Open gordan-bobic opened 2 days ago

gordan-bobic commented 2 days ago

An extreme edge case, but an important one.

If a backup takes, say, 8 days to complete, but retention period is specified to 7 days, the backup gets completed, but then immediately deleted because it is expired, even though there are no other backups.

data/mysql@autosnap_2024-10-28_00:01:02_daily: 6.09TiB 170:45:57 [10.4MiB/s] [===========================>] 100%
DEBUG: dumping snapshot data/mysql@autosnap_2024-10-27_00:01:01_daily to /tmp/backoid/data/mysql/autosnap_2024-10-27_00:01:01_daily
cannot open 'data/mysql@autosnap_2024-10-27_00:01:01_daily': dataset does not exist
CRITICAL ERROR: command 'zfs send data/mysql@autosnap_2024-10-27_00:01:01_daily > /tmp/backoid/data/mysql/autosnap_2024-10-27_00:01:01_daily' failed at /sbin/backoid line 369.
DEBUG: found expired object nfs:/mnt/backup/backoid/autosnap_2024-10-28_00:01:02_daily.tar.zst

So the backup was transferred (eventually), but was then deleted because it had expired by the time it was uploaded.
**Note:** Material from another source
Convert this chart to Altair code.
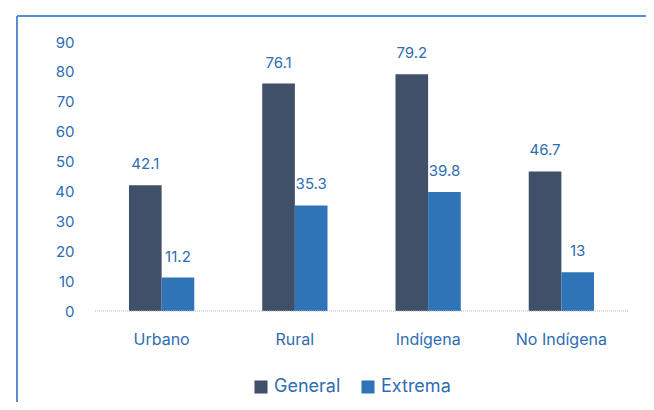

I am not entirely sure what the correct solution here is: 1) Document the edge case (it may be a little too absurd for sanely addressing). 2) If there are no other matching backups on target switch to different retention strategy, e.g. number of matching backup files (e.g. instead of paying attention to the dates themselves for expiry count the number of snapshots matching the pattern)

gordan-bobic commented 2 days ago

Also, this doesn't seem right:

CRITICAL ERROR: command 'zfs send data/mysql@autosnap_2024-10-27_00:01:01_daily > /tmp/backoid/data/mysql/autosnap_2024-10-27_00:01:01_daily' failed at /sbin/backoid line 369.
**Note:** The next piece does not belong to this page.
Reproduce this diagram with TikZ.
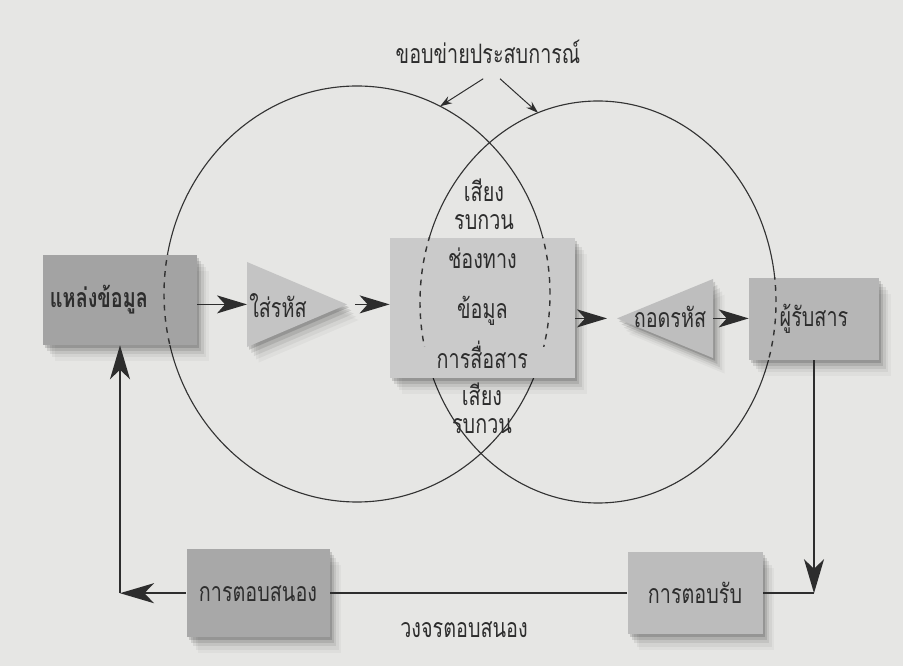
\documentclass[tikz,border=0pt]{standalone}
\usepackage{fontspec}
\usepackage{tikz}
\usetikzlibrary{calc,positioning,arrows.meta,shadows}
\newfontfamily\thai[Script=Thai,FakeStretch=0.74]{Loma}
\definecolor{paper}{RGB}{230,230,228}
\definecolor{ink}{RGB}{45,45,45}
\definecolor{srcfill}{RGB}{163,163,163}
\definecolor{encfill}{RGB}{196,196,196}
\definecolor{chanfill}{RGB}{202,202,202}
\definecolor{decfill}{RGB}{190,190,190}
\definecolor{recvfill}{RGB}{182,182,182}
\definecolor{respfill}{RGB}{168,168,168}
\definecolor{ackfill}{RGB}{188,188,188}
\tikzstyle{soft}   = [drop shadow={shadow xshift=0.5mm, shadow yshift=-0.7mm, opacity=0.14, fill=black},
                      drop shadow={shadow xshift=1.1mm, shadow yshift=-1.5mm, opacity=0.10, fill=black},
                      drop shadow={shadow xshift=1.7mm, shadow yshift=-2.3mm, opacity=0.07, fill=black},
                      drop shadow={shadow xshift=2.3mm, shadow yshift=-3.1mm, opacity=0.05, fill=black},
                      drop shadow={shadow xshift=2.9mm, shadow yshift=-3.9mm, opacity=0.03, fill=black}]
\tikzstyle{box}    = [rectangle, inner sep=0pt, text=ink, soft,
                      font=\thai\fontsize{19}{22}\selectfont]
\tikzstyle{label}  = [text=ink, align=center, font=\thai\fontsize{19}{22}\selectfont]
\tikzstyle{rim}    = [draw, line width=0.8pt, black!80]
\tikzstyle{rimdash}= [rim, line width=1pt, dash pattern=on 4pt off 4pt]
\tikzstyle{ptr}    = [draw, -{Stealth[length=7.5mm, width=4.5mm, inset=2mm]},
                      line width=1.2pt, ink]
\tikzstyle{back}   = [draw, -{Stealth[length=8.5mm, width=5mm, inset=2.4mm]},
                      line width=1.4pt, ink]
\tikzstyle{loopline} = [draw, line width=1.4pt, ink]
\tikzstyle{pointer}  = [draw, -{Stealth[length=3mm, width=2mm]}, line width=0.7pt, ink]

\begin{document}
\begin{tikzpicture}
    \fill[paper] (0,0) rectangle (22.575,16.65);
    \useasboundingbox (0,0) rectangle (22.575,16.65);

    % experience fields
    \coordinate (lring) at (8.925,9.3);
    \coordinate (rring) at (14.95,9.1);
    \draw[rim] (lring) ellipse [x radius=4.825, y radius=5.2];
    \draw[rim] (rring) ellipse [x radius=4.45, y radius=5.025];
    \path (lring) ++(64.5:4.825 and 5.2) coordinate (lhit);
    \path (rring) ++(109.7:4.45 and 5.025) coordinate (rhit);

    \node[label] (field) at (12.2,15.35) {ขอบข่ายประสบการณ์};
    \draw[pointer] ($(field.south)+(-0.12,-0.25)$) -- (lhit);
    \draw[pointer] ($(field.south)+(0.3,-0.25)$) -- (rhit);

    % sender, channel, receiver
    \node[box, fill=srcfill, minimum width=3.85cm, minimum height=2.25cm,
          text width=3.5cm, align=left, font=\thai\bfseries\fontsize{19}{22}\selectfont]
          (src) at (3.0,9.15) {แหล่งข้อมูล};

    % encoder / decoder triangles
    \coordinate (encin)  at (6.175,9.04);
    \coordinate (encout) at (8.675,9.04);
    \fill[encfill, soft] (6.175,10.1) -- (encout) -- (6.175,7.975) -- cycle;
    \node[label] (enctext) at (6.95,9.0) {ใส่รหัส};

    \node[box, fill=chanfill, minimum width=4.625cm, minimum height=3.5cm,
          align=center, font=\thai\fontsize{19}{35.6}\selectfont] (chan) at (12.06,8.95)
          {ช่องทาง\\ข้อมูล\\การสื่อสาร};

    \coordinate (decin)  at (15.425,8.69);
    \coordinate (decout) at (17.825,8.69);
    \fill[decfill, soft] (decin) -- (17.825,9.675) -- (17.825,7.7) -- cycle;
    \node[label] (dectext) at (16.75,8.72) {ถอดรหัส};

    \node[box, fill=recvfill, minimum width=3.25cm, minimum height=2.05cm]
          (recv) at (20.35,8.675) {ผู้รับสาร};

    % rims seen through the blocks
    \foreach \b in {src,recv}{
        \begin{scope}
            \clip (\b.south west) rectangle (\b.north east);
            \draw[rimdash] (lring) ellipse [x radius=4.825, y radius=5.2];
            \draw[rimdash] (rring) ellipse [x radius=4.45, y radius=5.025];
        \end{scope}
    }
    \begin{scope}
        \clip (chan.north west) rectangle ($(chan.south east)+(0,0.8)$);
        \draw[rimdash] (lring) ellipse [x radius=4.825, y radius=5.2];
        \draw[rimdash] (rring) ellipse [x radius=4.45, y radius=5.025];
    \end{scope}

    \node[label, font=\thai\fontsize{19}{20}\selectfont] (noiseup) at (12.1,11.55) {เสียง\\รบกวน};
    \node[label, font=\thai\fontsize{19}{20}\selectfont] (noisedn) at (12.05,6.45) {เสียง\\รบกวน};

    \draw[ptr] (src.east |- encin) -- (encin);
    \draw[ptr, shorten <=2mm] (encout) -- (encout -| chan.west);
    \draw[ptr, shorten >=2.5mm] (chan.east |- decin) -- (decin);
    \draw[ptr] (decout) -- (decout -| recv.west);

    % feedback loop
    \node[box, fill=respfill, minimum width=3.575cm, minimum height=2.2cm]
          (resp) at (6.45,1.82) {การตอบสนอง};
    \node[box, fill=ackfill, minimum width=3.375cm, minimum height=2.05cm]
          (ack) at (17.375,1.82) {การตอบรับ};
    \coordinate (rcorner) at (recv.south |- ack.east);
    \coordinate (lcorner) at (src.south |- resp.west);
    \draw[back] (recv.south) -- (rcorner);
    \draw[loopline] (rcorner) -- (ack.east);
    \draw[loopline] (ack.west) -- (resp.east);
    \draw[back] (resp.west) -- (lcorner);
    \draw[back] (lcorner) -- (src.south);
    \node[label] (cycle) at (11.6,0.9) {วงจรตอบสนอง};
\end{tikzpicture}
\end{document}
that should never have been issued since this is not a zvol. Is this because backoid assumed it was a zvol due to the snapshot having been deleted out from under it so it couldn't find the magic hidden .zfs folder?

If so, then this should probably be zfs send -cp to preserve compression and attributes (but it still shouldn't be issued in this case).

And if it is going to /tmp there should be a check that what zfs send -cp -nv says doesn't exceed the amount of space available on /tmp. But I'm still not sure why this was going to /tmp/ it should really be streamed directly to the target.

Note that it (correctly) started from the 10-28 snapshot. The zfs send part was for 10-27 which since expired. So there should at least be a re-check to identify whether the snapshot disappeared since we originally built the list because the initial transfer took an unreasonably long amount of time.

oblitorum commented 1 day ago

that should never have been issued since this is not a zvol. Is this because backoid assumed it was a zvol due to the snapshot having been deleted out from under it so it couldn't find the magic hidden .zfs folder?

Yeah, exactly. I will fix this in the way that you suggested.

oblitorum commented 1 day ago

About what to do with the edge case, I noticed that there is a rclone touch command that can change the modification time of an existing file. I think that we could change the modification time right after we actually uploaded it, e.g. ... | rclone rcat ... ${object} && rclone touch ... ${object}.

And then when it checks if the file is expired, it will be checking the start time that it's actually been on the remote place instead of the time it's created.

What do you think?

gordan-bobic commented 1 day ago

Hmm... Note that some endpoints will show partially written files that are still uploading. You can test this with the "local" rclone endpoint. Which means that if we have cron running hourly to back things up, a subsequent invocation could delete the file that is still being uploaded.

So we may actually need to use some kind of lock/pid files (lock file containing the pid of the rclone process so that we can check if that process is still running or whether it died and just didn't clean up. If the process is still running, we ignore that file for purposes of pruning.

I'm open to better ideas.

oblitorum commented 1 day ago

It does use lock files currently, although it use 2 separated lock files for upload process and purge process, we will need to adjust it to use same lock file if we decide to do that.

Let me see if I can come out a better idea.